Tax incentives are bringing in foreign investors but there is no getting away from the fact that St Petersburg is also a city of great poverty and rising crime, particularly racist crime. It has been argued that the income from the various large companies, such as the OAO Gazprom’s oil unit, will not do anything for the city, merely for the company’s own business centre. Clearly, this will provide employment to many local people, which is not to be discounted and that will help the economy of St Petersburg to grow. But the social problems of inadequate housing, education and health care, with old buildings crumbling away, unseen by western visitors, will remain.

President Putin’s other great Potemkin-like endeavour is the large conference of NGOs at which he intends to speak, to tell the world that, despite the legislation put into place early this year, which has forced NGOs to re-register and has tied them all up very securely by red tape and threats of legal proceedings if they step out of line, Russia is a country of freedom for civic activity.
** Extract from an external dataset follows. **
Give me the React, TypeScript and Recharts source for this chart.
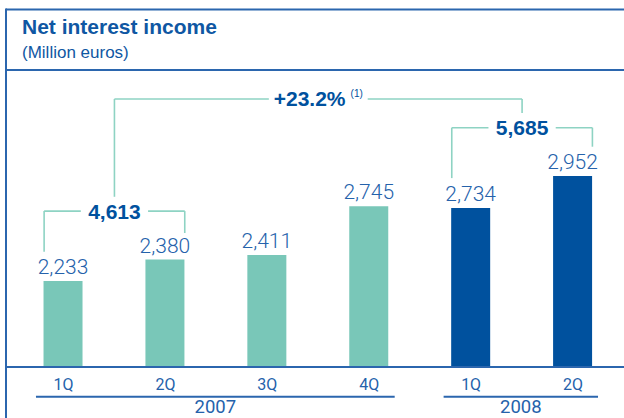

Just as in the good old days of the Soviet Union, the large international NGOs, such as Oxfam, Greenpeace and many others, have fallen for the propaganda and will attend the conference.

Others, including the Russian Memorial, who, prudently, will attend one day, have decided to set up their own alternative NGO meeting, “The Other Russia”. This is unlikely to be widely reported, no matter what the attendance might be. In fact, it is likely to have many obstacles put in its way.